Auction Rate Securities Responsible for $9.6 Billion Loss to Taxpayers

By Maria Li

In a complaint (PDF) filed in Nevada against Goldman Sachs last year, the city of Reno states that it issued $73.45 million of Auction Rate Securities (ARS) in 2005 and $137.43 million ARS in 2006 on the advice of Goldman.  Like many other municipalities, Reno subsequently saw the market crash in 2008 and yields skyrocket, leading to a $9.6 billion loss for issuers.

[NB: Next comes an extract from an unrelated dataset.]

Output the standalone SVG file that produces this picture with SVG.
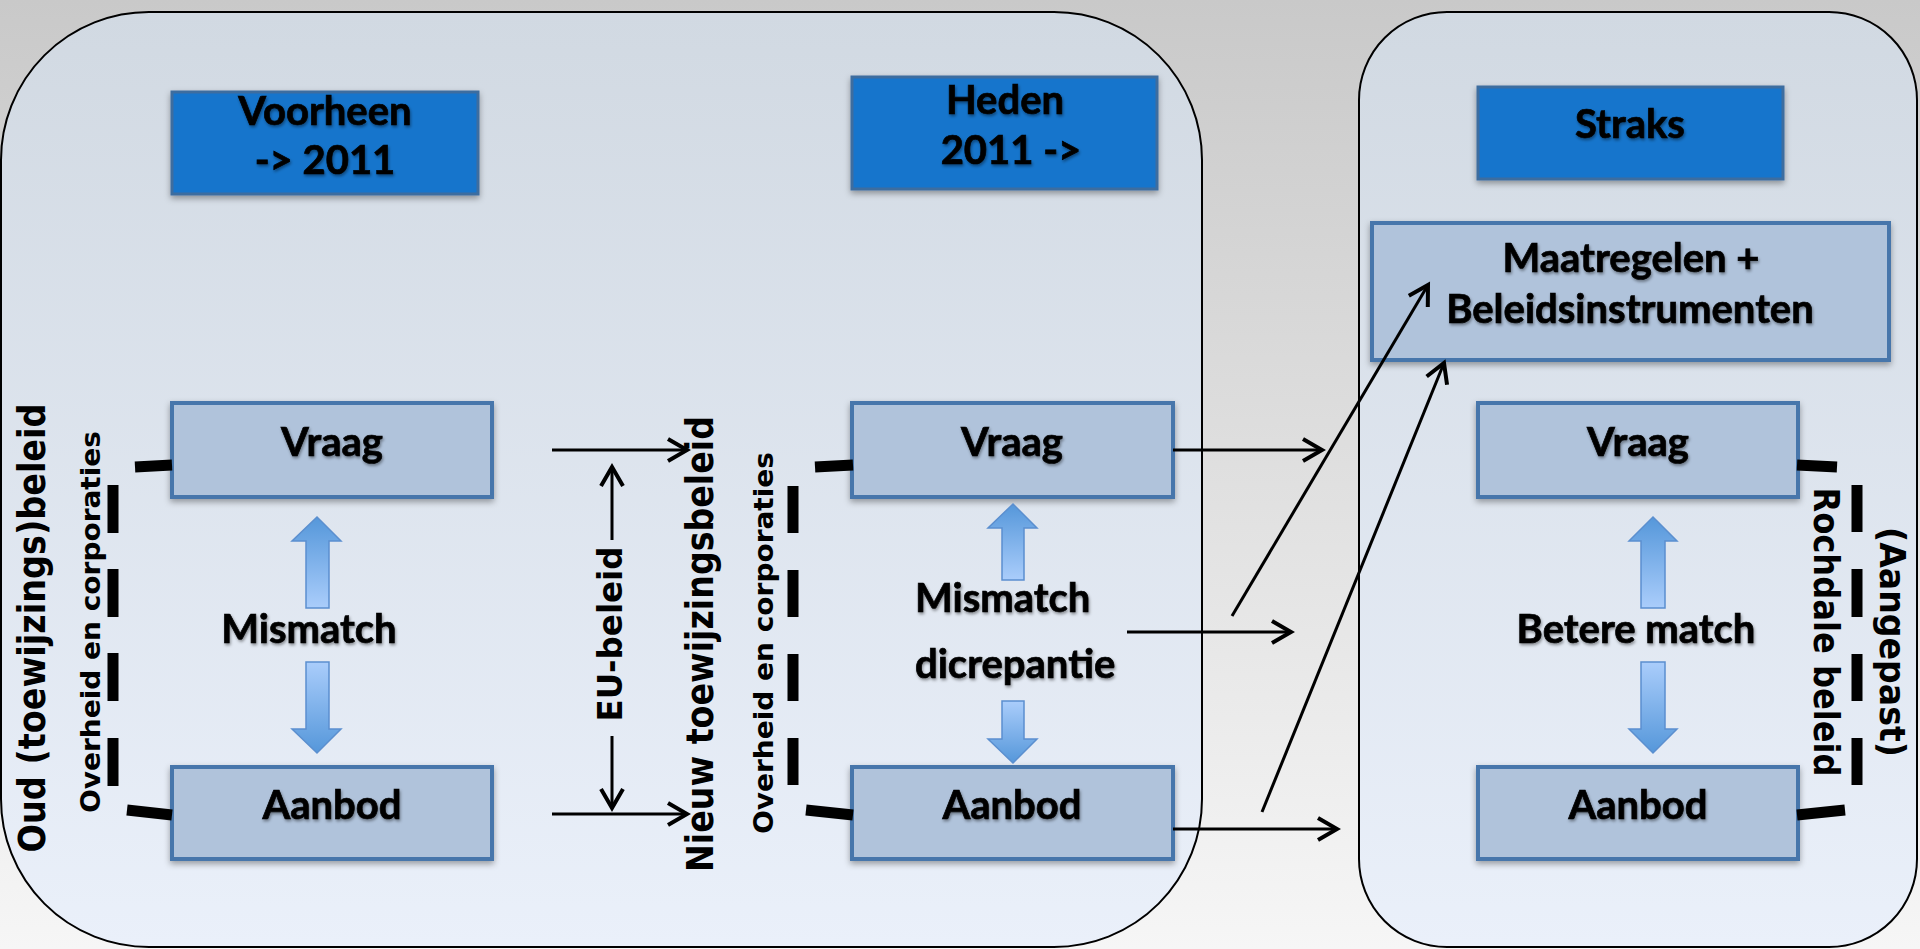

The ARS structure was promoted by Goldman as liquid, cash-equivalent investments that would allow Reno to borrow money for long term projects whilst taking advantage of short-term interest rates. In our paper, Auction Rate Securities (PDF), we explore why ARS are in fact long-term floating rate bonds with a superficial similarity to short-term investments. In order to determine the interest rate, periodic auctions are held where buyers and sellers place their bids. The resulting market clearing coupon rate is paid by the issuer on the entire issue of ARS until the next auction. The complaint states that “unbeknownst to Reno…prior to February 2008, Goldman always placed a bid in every auction to prevent auction failure.” In the months leading up to the financial crisis, auctions started failing as market participants increased their assessment of ARS risk. On February 12, 2008 Goldman ceased to artificially support the municipal ARS market causing more than 50% of auctions to fail. Interest rates spiked sharply and auctions cleared above short-term market rates, usually at or even above long-term fixed rates resulting in unprecedented losses.

As an example, the following figure shows that the weekly auctions of ABAG Finance Authority’s ARS, which started failing in February 2008 and has failed consistently since June 2008.


The ARS issued by Reno in 2006 with Cusip 759861AY(3) had rates of 3 to 4% until February 2008 when the rate dramatically increased-- reaching 15% in February 2008.


In February 2008, Reno was forced to rapidly unwind its 2006 position and refinance its ARS thus incurring an early termination obligation of over $8 million.

The collapse of the municipal ARS market cost taxpayers and issuers an estimated $9.6 billion, which led many municipalities to question the financial advice they received and whether they had been exploited by Wall Street. Peter Mougey, an attorney for Reno, commented to Bloomberg that “It’s absolutely incredible how much money has come out of local governments because of this debacle.”